Friday, March 4, 2011

Favorite Classes vs. Favorite Teachers

Over at Engineer Blogs , there's a lovely discussion on people's favorite classes. For me, this is a slightly tricky question, even if I only restrict it to college courses. My favorite course was not from my favorite teacher.

My favorite class was a "humanities" course (taught be a civil engineering prof, hence the quotes). This was one of the university general requirement courses, and was meant to be a critical writing course on a particular subject. My section discussed failure. Over the course of the semester, we were to develop a class definition of failure, while analyzing a number of engineering and societal failures. There were two books for the class: Why Things Break, by Levy and Salvadori, and Collapse, by Jared Diamond. Part of what made the class my favorite was relating engineering concepts to things one wouldn't typically consider engineering problems, like the collapse of society on Easter Island.

My favorite teacher, on the other hand, taught my Intro to Materials and my Thermodynamics classes. He was by no means the most dynamic lecturer I've ever had, but his lecture style made it very easy to grasp the material for a variety of learning styles. Intro to Materials is a giant lecture, so he had to use power point just so it would be legible in the back of the room. Whenever he was going through equations, he would flip to the document camera and do the math there.

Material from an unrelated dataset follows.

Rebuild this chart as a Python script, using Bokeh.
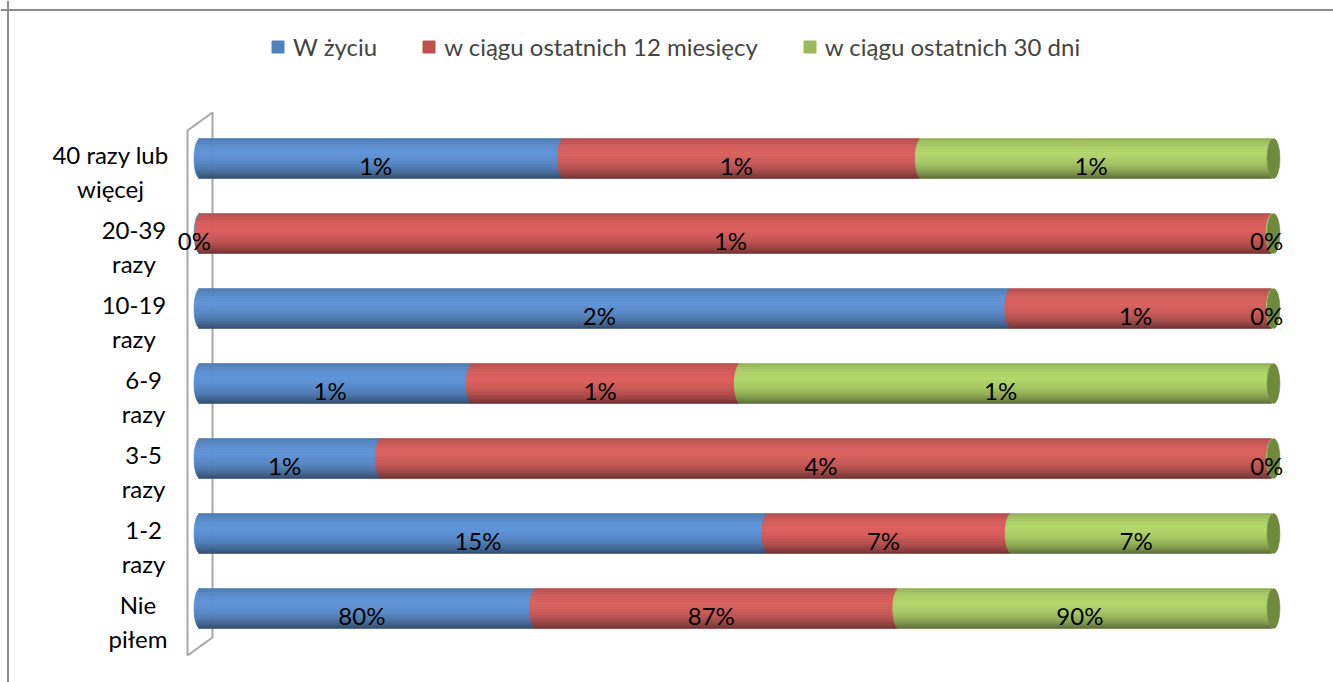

Thermo was a much smaller class, and he could do everything on the boards. The most amazing thing was they way he would write everything down while talking. He never lectured faster than you could take notes, because he was taking them on the board. He also would use one phrasing out loud, and write down a different wording. For some classes, this wouldn't be a big deal. Thermodynamics (Statistical Mechanics for physics majors), on the other hand, can be conceptually tricky, and different wordings click with different people. It's not my favorite class ever, because will very well taught, it's just not particularly fun for most people. He did, however, deliver my favorite professorial quote ever:

With enough coefficients, you can curve-fit an elephant.